The request =
Extract the whole listing as it stands. Do not include the pictures.

==*==

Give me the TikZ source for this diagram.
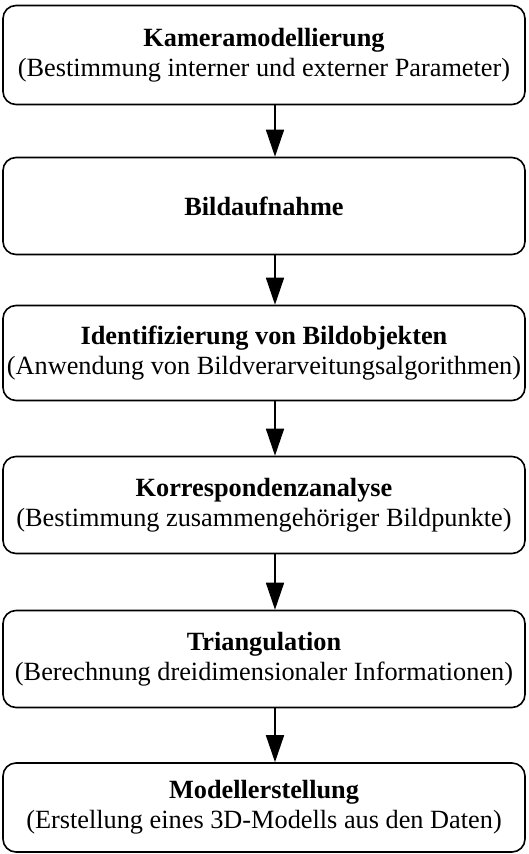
\documentclass[tikz,border=0pt]{standalone}
\usepackage{fontspec}
\setmainfont{Liberation Serif}
\usepackage{tikz}
\usetikzlibrary{arrows.meta}

\begin{document}
\begin{tikzpicture}[x=1pt, y=-1pt,
  stage/.style={draw=black, line width=1.6pt, rounded corners=13pt,
                minimum width=522pt, minimum height=97pt, align=center,
                font=\fontsize{26.3}{30}\selectfont, inner sep=0pt},
  arr/.style={-{Triangle[length=27pt, width=18pt]}, line width=1.6pt},
]
\useasboundingbox (0,0) rectangle (528,854);
\node[stage, minimum height=99pt] (cam) at (264,55) {\textbf{Kameramodellierung}\\(Bestimmung interner und externer Parameter)};
\node[stage] (img) at (264,206) {\textbf{Bildaufnahme}};
\node[stage, minimum height=95pt] (obj) at (264,353) {\textbf{Identifizierung von Bildobjekten}\\(Anwendung von Bildverarveitungsalgorithmen)};
\node[stage] (corr) at (264,505) {\textbf{Korrespondenzanalyse}\\(Bestimmung zusammengehöriger Bildpunkte)};
\node[stage] (tri) at (264,659) {\textbf{Triangulation}\\(Berechnung dreidimensionaler Informationen)};
\node[stage, minimum height=89pt] (model) at (264,807.5) {\textbf{Modellerstellung}\\(Erstellung eines 3D-Modells aus den Daten)};
\draw[arr] ([xshift=11pt]cam.south) -- ([xshift=11pt]img.north);
\draw[arr] ([xshift=11pt]img.south) -- ([xshift=11pt]obj.north);
\draw[arr] ([xshift=11pt]obj.south) -- ([xshift=11pt]corr.north);
\draw[arr] ([xshift=11pt]corr.south) -- ([xshift=11pt]tri.north);
\draw[arr] ([xshift=11pt]tri.south) -- ([xshift=11pt]model.north);
\end{tikzpicture}
\end{document}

==*==

Output below =
Give me the TikZ source for this diagram.
\documentclass[tikz,border=0pt]{standalone}
\usepackage{fontspec}
\setmainfont{Liberation Serif}
\usepackage{tikz}
\usetikzlibrary{arrows.meta}

\begin{document}
\begin{tikzpicture}[x=1pt, y=-1pt,
  stage/.style={draw=black, line width=1.6pt, rounded corners=13pt,
                minimum width=522pt, minimum height=97pt, align=center,
                font=\fontsize{26.3}{30}\selectfont, inner sep=0pt},
  arr/.style={-{Triangle[length=27pt, width=18pt]}, line width=1.6pt},
]
\useasboundingbox (0,0) rectangle (528,854);
\node[stage, minimum height=99pt] (cam) at (264,55) {\textbf{Kameramodellierung}\\(Bestimmung interner und externer Parameter)};
\node[stage] (img) at (264,206) {\textbf{Bildaufnahme}};
\node[stage, minimum height=95pt] (obj) at (264,353) {\textbf{Identifizierung von Bildobjekten}\\(Anwendung von Bildverarveitungsalgorithmen)};
\node[stage] (corr) at (264,505) {\textbf{Korrespondenzanalyse}\\(Bestimmung zusammengehöriger Bildpunkte)};
\node[stage] (tri) at (264,659) {\textbf{Triangulation}\\(Berechnung dreidimensionaler Informationen)};
\node[stage, minimum height=89pt] (model) at (264,807.5) {\textbf{Modellerstellung}\\(Erstellung eines 3D-Modells aus den Daten)};
\draw[arr] ([xshift=11pt]cam.south) -- ([xshift=11pt]img.north);
\draw[arr] ([xshift=11pt]img.south) -- ([xshift=11pt]obj.north);
\draw[arr] ([xshift=11pt]obj.south) -- ([xshift=11pt]corr.north);
\draw[arr] ([xshift=11pt]corr.south) -- ([xshift=11pt]tri.north);
\draw[arr] ([xshift=11pt]tri.south) -- ([xshift=11pt]model.north);
\end{tikzpicture}
\end{document}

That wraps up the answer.